--- begin Source material ---
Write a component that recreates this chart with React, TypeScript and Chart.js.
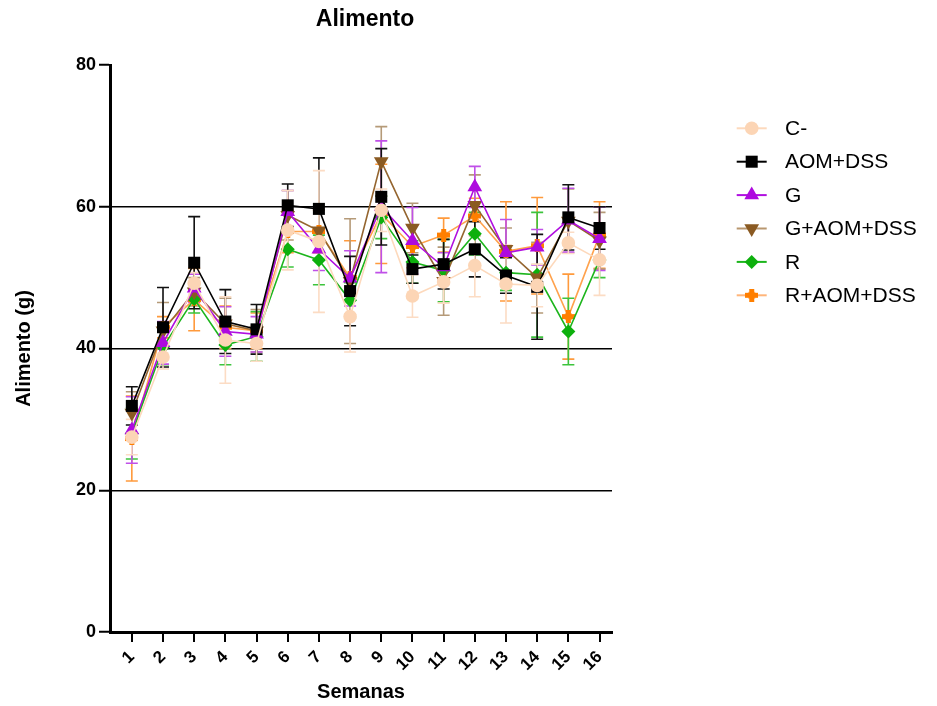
import React, { useEffect, useRef } from 'react';
import { Chart, registerables } from 'chart.js';
import { drawPoint } from 'chart.js/helpers';

Chart.register(...registerables);

const FONT = 'Arial, "Liberation Sans", Helvetica, sans-serif';

const weeks = [1, 2, 3, 4, 5, 6, 7, 8, 9, 10, 11, 12, 13, 14, 15, 16];
const yTicks = [0, 20, 40, 60, 80];
const gridValues = [20, 40, 60];

const seriesNames = ['C-', 'AOM+DSS', 'G', 'G+AOM+DSS', 'R', 'R+AOM+DSS'];

const cNeg = [27.5, 38.8, 49.2, 41.2, 40.7, 56.7, 55.1, 44.5, 59.5, 47.4, 49.4, 51.7, 49.1, 48.9, 54.9, 52.5];
const cNegErr = [2.5, 1.7, 1.5, 6.1, 2.5, 5.6, 10.0, 5.0, 3.0, 3.0, 3.0, 4.4, 5.5, 3.0, 1.5, 5.0];

const aomDss = [31.9, 43.0, 52.1, 43.8, 42.7, 60.2, 59.7, 48.1, 61.4, 51.2, 51.9, 54.0, 50.3, 48.7, 58.5, 57.0];
const aomDssErr = [2.7, 5.6, 6.5, 4.5, 3.5, 3.0, 7.2, 4.9, 6.8, 2.0, 3.5, 3.9, 2.5, 7.4, 4.6, 3.0];

const gVals = [28.5, 40.8, 48.5, 42.4, 42.0, 59.3, 54.0, 49.9, 60.0, 55.2, 51.5, 62.8, 53.5, 54.3, 58.1, 55.5];
const gErr = [4.7, 3.0, 2.0, 3.5, 2.5, 3.0, 3.0, 3.9, 9.3, 4.7, 2.0, 2.9, 4.7, 2.5, 4.5, 4.5];

const gAomDss = [30.9, 42.5, 48.0, 43.5, 42.5, 58.8, 56.6, 49.5, 66.4, 57.0, 49.5, 60.2, 54.0, 50.0, 58.0, 55.2];
const gAomDssErr = [3.0, 4.0, 2.0, 3.6, 3.0, 3.5, 3.0, 8.8, 4.9, 3.5, 4.8, 4.3, 3.0, 5.0, 4.5, 4.0];

const rVals = [28.0, 40.2, 47.0, 40.5, 41.7, 54.0, 52.5, 46.8, 58.5, 52.2, 51.0, 56.2, 50.7, 50.4, 42.4, 52.5];
const rErr = [3.6, 2.5, 2.0, 2.8, 3.5, 2.5, 3.5, 2.5, 3.0, 3.0, 4.4, 3.0, 2.5, 8.8, 4.7, 2.5];

const rAomDss = [27.3, 43.0, 46.9, 43.0, 42.5, 56.5, 56.5, 50.0, 59.0, 54.4, 56.0, 58.7, 53.7, 54.5, 44.5, 56.0];
const rAomDssErr = [6.0, 1.5, 4.4, 3.0, 2.5, 3.0, 3.0, 5.2, 7.0, 3.0, 2.4, 2.5, 7.0, 6.8, 6.0, 4.7];

function makePlus(color: string): HTMLCanvasElement {
  const c = document.createElement('canvas');
  c.width = 13;
  c.height = 13;
  const g = c.getContext('2d')!;
  g.fillStyle = color;
  g.fillRect(4, 0, 5, 13);
  g.fillRect(0, 4, 13, 5);
  g.beginPath();
  g.arc(6.5, 6.5, 4.3, 0, Math.PI * 2);
  g.fill();
  return c;
}

const errorBarsPlugin = {
  id: 'errorBars',
  beforeDatasetsDraw(chart: any) {
    const ctx = chart.ctx;
    const yScale = chart.scales.y;
    const n = chart.data.datasets.length;
    ctx.save();
    for (let i = n - 1; i >= 0; i--) {
      const ds: any = chart.data.datasets[i];
      const meta = chart.getDatasetMeta(i);
      const errs: number[] = ds.errorBars || [];
      ctx.strokeStyle = ds.errorColor || ds.borderColor;
      ctx.lineWidth = 1.6;
      meta.data.forEach((pt: any, j: number) => {
        const v = ds.data[j].y;
        const e = errs[j];
        if (e == null) return;
        const x = pt.x;
        const yt = yScale.getPixelForValue(v + e);
        const yb = yScale.getPixelForValue(v - e);
        ctx.beginPath();
        ctx.moveTo(x, yt);
        ctx.lineTo(x, yb);
        ctx.moveTo(x - 6, yt);
        ctx.lineTo(x + 6, yt);
        ctx.moveTo(x - 6, yb);
        ctx.lineTo(x + 6, yb);
        ctx.stroke();
      });
    }
    ctx.restore();
  },
};

const titleLegendPlugin = {
  id: 'titleLegend',
  afterDraw(chart: any) {
    const ctx = chart.ctx;
    const area = chart.chartArea;
    ctx.save();
    ctx.fillStyle = '#000';
    ctx.font = `bold 23px ${FONT}`;
    ctx.textAlign = 'center';
    ctx.textBaseline = 'middle';
    ctx.fillText('Alimento', (area.left + area.right) / 2 + 4, 12);

    const lx0 = 728.7;
    const lx1 = 758.7;
    const mx = 743.7;
    const textX = 777;
    const y0 = 120.3;
    const dy = 33.4;
    chart.data.datasets.forEach((ds: any, i: number) => {
      const y = y0 + i * dy;
      ctx.strokeStyle = ds.legendLineColor || ds.borderColor;
      ctx.lineWidth = 2;
      ctx.beginPath();
      ctx.moveTo(lx0, y);
      ctx.lineTo(lx1, y);
      ctx.stroke();
      ctx.fillStyle = ds.pointBackgroundColor;
      ctx.strokeStyle = ds.pointBorderColor;
      drawPoint(ctx, {
        pointStyle: ds.pointStyle,
        radius: ds.pointRadius,
        rotation: ds.pointRotation || 0,
        borderWidth: 0,
      } as any, mx, y);
      ctx.fillStyle = '#000';
      ctx.font = `21px ${FONT}`;
      ctx.textAlign = 'left';
      ctx.textBaseline = 'middle';
      ctx.fillText(ds.label, textX, y + 1);
    });
    ctx.restore();
  },
};

export default function App() {
  const ref = useRef<HTMLCanvasElement>(null);

  useEffect(() => {
    document.documentElement.style.overflow = 'hidden';
    document.body.style.overflow = 'hidden';
    const canvas = ref.current;
    if (!canvas) return;

    const pts = (vals: number[]) => weeks.map((w, i) => ({ x: w, y: vals[i] }));
    const plusImg = makePlus('#FF7F00');

    const datasets: any[] = [
      {
        label: seriesNames[0], data: pts(cNeg), errorBars: cNegErr,
        borderColor: '#FDD9BC', errorColor: '#FCDCC4', legendLineColor: '#FDD9BC',
        pointBackgroundColor: '#FCD5B5', pointBorderColor: '#FCD5B5',
        pointStyle: 'circle', pointRadius: 6.8,
      },
      {
        label: seriesNames[1], data: pts(aomDss), errorBars: aomDssErr,
        borderColor: '#000000', errorColor: '#111111', legendLineColor: '#000000',
        pointBackgroundColor: '#000000', pointBorderColor: '#000000',
        pointStyle: 'rect', pointRadius: 8.5,
      },
      {
        label: seriesNames[2], data: pts(gVals), errorBars: gErr,
        borderColor: '#B00FE0', errorColor: '#C050E8', legendLineColor: '#B00FE0',
        pointBackgroundColor: '#AE0ADF', pointBorderColor: '#AE0ADF',
        pointStyle: 'triangle', pointRadius: 8.5,
      },
      {
        label: seriesNames[3], data: pts(gAomDss), errorBars: gAomDssErr,
        borderColor: '#94652F', errorColor: '#B59A78', legendLineColor: '#B8976F',
        pointBackgroundColor: '#8A5A22', pointBorderColor: '#8A5A22',
        pointStyle: 'triangle', pointRotation: 180, pointRadius: 8.5,
      },
      {
        label: seriesNames[4], data: pts(rVals), errorBars: rErr,
        borderColor: '#1CB51C', errorColor: '#3CC43C', legendLineColor: '#1CB51C',
        pointBackgroundColor: '#0DB00D', pointBorderColor: '#0DB00D',
        pointStyle: 'rectRot', pointRadius: 7,
      },
      {
        label: seriesNames[5], data: pts(rAomDss), errorBars: rAomDssErr,
        borderColor: '#FFA24D', errorColor: '#FF9A3C', legendLineColor: '#FFB57A',
        pointBackgroundColor: '#FF7F00', pointBorderColor: '#FF7F00',
        pointStyle: plusImg, pointRadius: 6.5,
      },
    ];
    datasets.forEach((d) => {
      d.borderWidth = 1.6;
      d.pointBorderWidth = 0;
      d.pointHoverRadius = d.pointRadius;
      d.tension = 0;
      d.fill = false;
    });

    const chart = new Chart(canvas, {
      type: 'line',
      data: { datasets },
      plugins: [errorBarsPlugin, titleLegendPlugin],
      options: {
        animation: false,
        responsive: false,
        devicePixelRatio: 1,
        layout: { padding: { top: 57, right: 317, left: 0, bottom: 0 } },
        plugins: {
          legend: { display: false },
          title: { display: false },
          tooltip: { enabled: false },
        },
        scales: {
          x: {
            type: 'linear',
            min: 0.3,
            max: 16.4,
            afterBuildTicks: (s: any) => {
              s.ticks = weeks.map((v) => ({ value: v }));
            },
            afterFit: (s: any) => {
              s.height = 74;
            },
            grid: {
              drawOnChartArea: false,
              color: '#000',
              tickColor: '#000',
              tickLength: 10,
              tickWidth: 2,
              lineWidth: 2,
            },
            border: { color: '#000', width: 3 },
            ticks: {
              color: '#000',
              font: { family: FONT, size: 17, weight: 'bold' },
              minRotation: 45,
              maxRotation: 45,
              autoSkip: false,
              padding: 5,
              callback: (v: any) => String(v),
            },
            title: {
              display: true,
              text: 'Semanas',
              color: '#000',
              font: { family: FONT, size: 20, weight: 'bold' },
              padding: { top: 2, bottom: 2 },
            },
          },
          y: {
            type: 'linear',
            min: 0,
            max: 80,
            afterBuildTicks: (s: any) => {
              s.ticks = yTicks.map((v) => ({ value: v }));
            },
            afterFit: (s: any) => {
              s.width = 102;
            },
            grid: {
              color: (c: any) => (c.tick && gridValues.includes(c.tick.value) ? '#000' : 'rgba(0,0,0,0)'),
              tickColor: '#000',
              lineWidth: 1.5,
              tickWidth: 2,
              tickLength: 11,
            },
            border: { color: '#000', width: 3 },
            ticks: {
              color: '#000',
              font: { family: FONT, size: 18, weight: 'bold' },
              padding: 3,
            },
            title: {
              display: true,
              text: 'Alimento (g)',
              color: '#000',
              font: { family: FONT, size: 20, weight: 'bold' },
              padding: { top: 4, bottom: 4 },
            },
          },
        },
      } as any,
    });

    return () => chart.destroy();
  }, []);

  return (
    <div style={{ width: 921, height: 698 }}>
      <canvas ref={ref} width={921} height={698} style={{ display: 'block', width: 921, height: 698 }} />
    </div>
  );
}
--- end Source material ---
Given problem =>
Copy exactly the lines running from the beginning of the listing through the line that has "2.5, 4.5, 4.5];". Drop the pictures.

Complete response =>
Write a component that recreates this chart with React, TypeScript and Chart.js.
import React, { useEffect, useRef } from 'react';
import { Chart, registerables } from 'chart.js';
import { drawPoint } from 'chart.js/helpers';

Chart.register(...registerables);

const FONT = 'Arial, "Liberation Sans", Helvetica, sans-serif';

const weeks = [1, 2, 3, 4, 5, 6, 7, 8, 9, 10, 11, 12, 13, 14, 15, 16];
const yTicks = [0, 20, 40, 60, 80];
const gridValues = [20, 40, 60];

const seriesNames = ['C-', 'AOM+DSS', 'G', 'G+AOM+DSS', 'R', 'R+AOM+DSS'];

const cNeg = [27.5, 38.8, 49.2, 41.2, 40.7, 56.7, 55.1, 44.5, 59.5, 47.4, 49.4, 51.7, 49.1, 48.9, 54.9, 52.5];
const cNegErr = [2.5, 1.7, 1.5, 6.1, 2.5, 5.6, 10.0, 5.0, 3.0, 3.0, 3.0, 4.4, 5.5, 3.0, 1.5, 5.0];

const aomDss = [31.9, 43.0, 52.1, 43.8, 42.7, 60.2, 59.7, 48.1, 61.4, 51.2, 51.9, 54.0, 50.3, 48.7, 58.5, 57.0];
const aomDssErr = [2.7, 5.6, 6.5, 4.5, 3.5, 3.0, 7.2, 4.9, 6.8, 2.0, 3.5, 3.9, 2.5, 7.4, 4.6, 3.0];

const gVals = [28.5, 40.8, 48.5, 42.4, 42.0, 59.3, 54.0, 49.9, 60.0, 55.2, 51.5, 62.8, 53.5, 54.3, 58.1, 55.5];
const gErr = [4.7, 3.0, 2.0, 3.5, 2.5, 3.0, 3.0, 3.9, 9.3, 4.7, 2.0, 2.9, 4.7, 2.5, 4.5, 4.5];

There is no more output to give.